Jesse Lawrence's The Knot (2011) wants to be a comedy about marriage (the brief stripping here is more convincing than all of Wall) but this mess starts out with the tired, played out confessional scenario than moves on to give us every cliché around. There are actually a few amusing moments and I had a few laughs, but the makers clearly do not know what is and is not funny and create one knot they cannot get out of. Mena Suvari is a likable plus, but the grosser jokes are the dumbest ones and show desperation on the makers' part.


If they had not tired so hard and concentrated, this could have maybe worked, but it is all over the place and quickly forgotten. Too bad.



Brian Hooks' Laughing To The Bank (2012) is a comedy that wants to string along a bunch of would-be funny ideas (ala Kentucky Fried Movie) with Hooks among the allegedly funny cast. However, this is tired, formulaic, predictable and worst of all, unfunny. Though it allegedly came out a few years ago, a joke about the long defunct UPN Network makes it seem more like it is 5 years late upon arrival. It was stale to begin with and is one bank no one should bail out. Skip it!

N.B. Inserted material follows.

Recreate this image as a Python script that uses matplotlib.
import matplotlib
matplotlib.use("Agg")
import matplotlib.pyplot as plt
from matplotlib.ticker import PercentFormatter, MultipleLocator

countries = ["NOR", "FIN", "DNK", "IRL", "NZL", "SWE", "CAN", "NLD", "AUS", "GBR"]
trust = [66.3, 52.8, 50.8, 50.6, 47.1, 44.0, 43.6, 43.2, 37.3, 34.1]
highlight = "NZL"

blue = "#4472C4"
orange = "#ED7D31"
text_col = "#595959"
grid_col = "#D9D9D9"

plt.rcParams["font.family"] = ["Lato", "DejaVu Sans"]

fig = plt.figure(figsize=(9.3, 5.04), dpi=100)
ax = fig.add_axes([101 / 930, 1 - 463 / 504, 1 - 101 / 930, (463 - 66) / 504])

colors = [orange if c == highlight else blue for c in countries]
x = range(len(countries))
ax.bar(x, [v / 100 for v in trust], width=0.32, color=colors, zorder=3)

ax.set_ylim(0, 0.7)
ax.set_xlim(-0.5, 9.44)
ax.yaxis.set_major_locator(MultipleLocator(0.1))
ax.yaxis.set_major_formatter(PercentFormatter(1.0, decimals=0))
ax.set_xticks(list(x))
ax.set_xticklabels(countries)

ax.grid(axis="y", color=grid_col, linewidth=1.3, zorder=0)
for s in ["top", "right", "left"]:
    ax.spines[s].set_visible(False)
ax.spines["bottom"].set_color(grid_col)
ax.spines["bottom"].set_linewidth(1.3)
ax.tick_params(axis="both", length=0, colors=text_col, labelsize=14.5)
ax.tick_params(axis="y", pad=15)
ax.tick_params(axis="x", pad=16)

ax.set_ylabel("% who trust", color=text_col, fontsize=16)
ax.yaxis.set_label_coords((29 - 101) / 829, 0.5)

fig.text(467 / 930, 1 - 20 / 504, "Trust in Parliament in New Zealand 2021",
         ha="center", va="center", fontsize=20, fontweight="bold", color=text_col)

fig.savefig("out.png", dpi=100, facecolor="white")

All four DVDs have anamorphically enhanced presentations, but different aspect ratios (April in 2.35 X 1, Wall in 1.85 X 1, Knot at 2 X 1 and Bank at 1.78 X 1), though the results are about the same, recent digital shoot Bank is the poorest performer here by being just too soft and problematic. April is the best-looking release here, shot in real 35mm anamorphic Panavision by Director of Photography Michel Hugo (Ode To Billy Joe, Bug, Trouble Man, Night Stalker (1972, reviewed elsewhere on this site), The Monkees' film Head (1968, reviewed on Blu-ray elsewhere on this site)) and issued in three-strip, dye-transfer Technicolor prints. It looks great, cannot be seen on large enough a screen and holds up well. Wall was also shot on 35mm film as well and does not look bad. They all tie in sound, with lossy Dolby Digital 2.0 Mono on April sounding better than expected, while the lossy Dolby Digital 5.1 on the rest are undistinguished and lacking in consistent soundfields.


Except for a brief Behind The Scenes featurette on Wall, these releases are basic and have absolutely no extras.